Va inoltre considerato che proprio grazie alla dimestichezza e facilità di accesso al web di questa popolazione, altrettanto sorprendente è l’uso e il ruolo dei social media che, come WhatsApp (strumento impiegato da tutti coloro che hanno uno smartphone) è diventato anche uno store virtuale per e-commerce e un marketplace (piattaforme cioè già utilizzate per e-commerce e non il sito privato della singola azienda) che aiuta i consumatori ad acquisire quella fiducia nei beni e servizi anche di quell’azienda sconosciuta, che appare però subito affidabile solo per il fatto che è presente in quella piattaforma che garantisce serietà e autenticità, facendo superare l’innato scetticismo dei cinesi per tutto ciò che è nuovo.
Non va inoltre sottovalutato il progresso costante dei sistemi di contatto, anche sempre più sofisticati, del consumatore cinese ai prodotti stranieri che si intendono collocare con il conseguenziale e necessario adeguamento e conoscenza del venditore online agli stessi se non si vogliono perdere occasioni di vendite, di fidelizzazione del cliente, della creazione di nuovi canali distributivi.
Mi riferisco al rilievo che soprattutto i Millenials ( o Net Generation, cioè coloro che sono nati alla fine del XX secolo, primi anni 80 e inizio anni 90, cioè “del millennio”) che hanno maggiore familiarità con la comunicazione, i media e le tecnologie digitali (e-mail, Internet, SMS, YouTube, Facebook, Twitter) e la generazione Z (nati tra il 1995 e 2010) (quelli dopo il 2010 invece generazione Alpha) per le quali le aziende devono cambiare le loro strategie di marketing per cercare di attirare l’attenzione di un pubblico sempre più giovane con un’attenzione particolare alla responsabilità sociale e alla curiosità verso quanto avviene nel mondo e il relativo impatto e costo ambientale.
Tali informazioni non debbono trarre in errore l’imprenditore vitivinicolo al quale potrebbe sembrare che sia sufficiente che la sua bottiglia sia ben “vestita”, che le nutrition facts siano incoraggianti per poter conquistare questo tipo di consumatore.
Al contrario, le vendite a distanza in questo settore, esteso a quello del food in generale, hanno portato il consumatore che si rivolge all’e-commerce a ricercare non solo la comodità di acquisto del prodotto, ma anche informazioni e report circa la sicurezza di detto prodotto sotto il profilo della genuinità, dell’origine e del gusto, esigenze che appunto la digitalizzazione riesce a soddisfare, formando un consumatore orientato, consapevole, colto e in grado di poter scegliere, funzioni queste che non debbono essere sottovalutate dall’impresa che viene giudicata ed inquadrata.
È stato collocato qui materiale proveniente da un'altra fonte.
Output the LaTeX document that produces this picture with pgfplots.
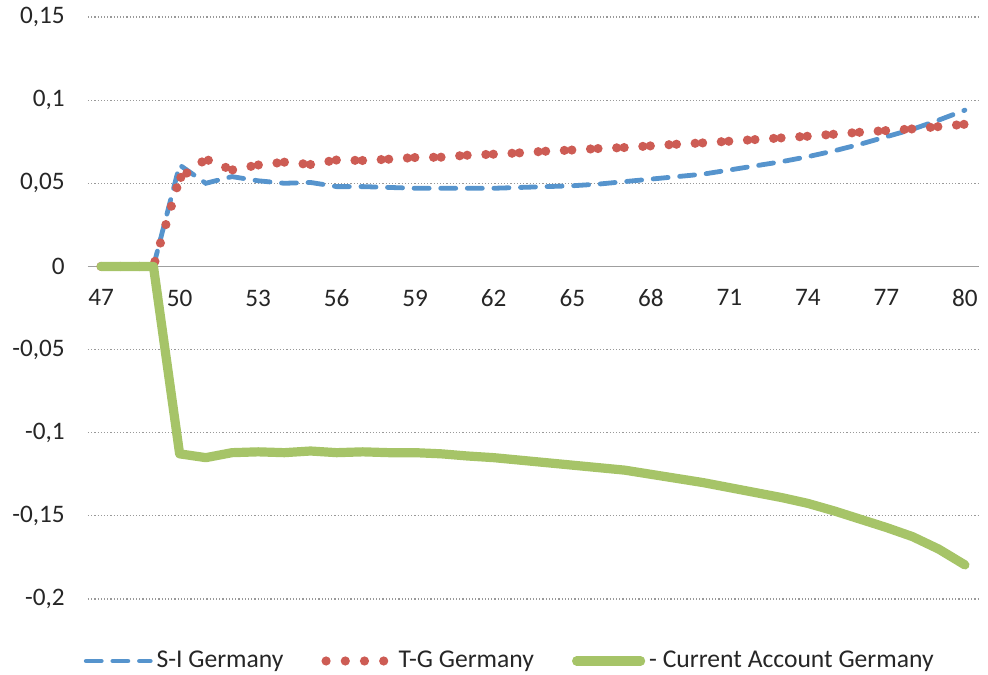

Ecco perché la scelta alimentare e del vino è filtrata non solo dal prezzo, ma i marchi preferiti sono quelli che riescono ad esprimere esperienza, responsabilità, eco-sostenibilità, innovazione.
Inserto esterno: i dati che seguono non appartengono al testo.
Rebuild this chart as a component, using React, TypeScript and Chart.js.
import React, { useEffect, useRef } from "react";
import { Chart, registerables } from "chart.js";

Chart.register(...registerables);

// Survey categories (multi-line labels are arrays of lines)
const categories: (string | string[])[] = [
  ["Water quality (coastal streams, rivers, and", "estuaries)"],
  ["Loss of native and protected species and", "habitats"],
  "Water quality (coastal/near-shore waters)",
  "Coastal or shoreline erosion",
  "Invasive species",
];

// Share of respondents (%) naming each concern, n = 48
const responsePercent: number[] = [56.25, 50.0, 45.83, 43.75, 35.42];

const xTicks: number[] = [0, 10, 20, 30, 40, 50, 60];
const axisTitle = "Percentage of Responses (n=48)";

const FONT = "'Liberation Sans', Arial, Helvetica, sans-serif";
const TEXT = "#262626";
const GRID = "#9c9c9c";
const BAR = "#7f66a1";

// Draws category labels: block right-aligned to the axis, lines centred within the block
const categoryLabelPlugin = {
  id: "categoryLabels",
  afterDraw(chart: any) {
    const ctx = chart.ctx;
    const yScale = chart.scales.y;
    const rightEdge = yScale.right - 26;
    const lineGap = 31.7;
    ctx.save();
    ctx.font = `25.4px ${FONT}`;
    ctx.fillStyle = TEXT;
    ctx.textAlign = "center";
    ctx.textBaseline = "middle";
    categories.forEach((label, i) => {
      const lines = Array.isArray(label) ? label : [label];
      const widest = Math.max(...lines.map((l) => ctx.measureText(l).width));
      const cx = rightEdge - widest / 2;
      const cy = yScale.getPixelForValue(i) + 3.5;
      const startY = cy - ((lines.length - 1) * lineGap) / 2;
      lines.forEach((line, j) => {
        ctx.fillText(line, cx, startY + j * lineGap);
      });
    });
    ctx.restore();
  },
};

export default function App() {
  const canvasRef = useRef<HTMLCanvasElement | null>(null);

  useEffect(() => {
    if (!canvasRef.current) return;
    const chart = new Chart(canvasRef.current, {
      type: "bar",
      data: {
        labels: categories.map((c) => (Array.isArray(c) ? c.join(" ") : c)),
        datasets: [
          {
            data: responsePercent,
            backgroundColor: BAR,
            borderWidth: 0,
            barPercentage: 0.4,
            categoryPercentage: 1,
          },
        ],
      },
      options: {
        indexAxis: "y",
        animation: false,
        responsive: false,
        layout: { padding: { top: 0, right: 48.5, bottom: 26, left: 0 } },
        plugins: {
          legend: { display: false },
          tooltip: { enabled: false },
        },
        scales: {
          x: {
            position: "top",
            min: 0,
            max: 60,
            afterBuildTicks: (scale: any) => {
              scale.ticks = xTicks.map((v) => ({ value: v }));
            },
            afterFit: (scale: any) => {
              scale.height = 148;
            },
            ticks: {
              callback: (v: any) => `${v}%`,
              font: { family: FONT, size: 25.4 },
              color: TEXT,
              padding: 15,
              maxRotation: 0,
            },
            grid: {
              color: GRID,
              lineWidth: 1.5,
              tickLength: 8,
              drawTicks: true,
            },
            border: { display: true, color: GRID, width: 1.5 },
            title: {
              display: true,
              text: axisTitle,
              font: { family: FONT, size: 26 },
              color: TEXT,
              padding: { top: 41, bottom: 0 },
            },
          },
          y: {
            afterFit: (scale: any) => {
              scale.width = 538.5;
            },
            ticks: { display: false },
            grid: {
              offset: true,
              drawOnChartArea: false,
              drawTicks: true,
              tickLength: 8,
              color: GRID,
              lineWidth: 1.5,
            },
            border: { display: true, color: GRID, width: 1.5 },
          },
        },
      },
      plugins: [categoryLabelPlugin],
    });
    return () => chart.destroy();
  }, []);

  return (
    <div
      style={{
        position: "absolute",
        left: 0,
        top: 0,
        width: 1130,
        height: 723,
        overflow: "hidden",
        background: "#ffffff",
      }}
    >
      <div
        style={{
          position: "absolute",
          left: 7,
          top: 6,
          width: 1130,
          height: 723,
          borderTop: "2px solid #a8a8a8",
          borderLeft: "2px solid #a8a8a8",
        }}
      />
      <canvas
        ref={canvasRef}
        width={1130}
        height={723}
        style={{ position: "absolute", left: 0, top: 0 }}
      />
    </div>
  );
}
Formidabile il ruolo degli spot video di non più di 60 secondi per sollecitare acquisti; life streaming che permette di assistere ad un evento (lo Shopping Festival dell’11 novembre che nel Single Day ha venduto online quanto l’Italia avrebbe venduto con le stesse modalità in 6 mesi); social e-commerce (social media che interagisce con giochi e sondaggi); mini-program, cioè mini app personalizzabili secondo le esigenze del brand, passando per la “realtà aumentata” come la Fashion Week di Milano o Parigi in occasione delle quali, consento al virtuale cliente di entrare nel mio negozio o stand; o ancora, il settore gaming che funziona tanto perché i cinesi ne sono appassionati e che viene sfruttato per conoscere i dati di consumo dei cinesi per poi vendergli i prodotti secondo gusti ed inclinazioni.
Completato (si fa per dire) questo quadro introduttivo, vedremo prossimamente altre importanti variabili per il successo in operazioni di e-commerce verso l’Estremo Oriente, ove anche l’impatto culturale e religioso e, perché no, anche quello della superstizione possono fare la differenza!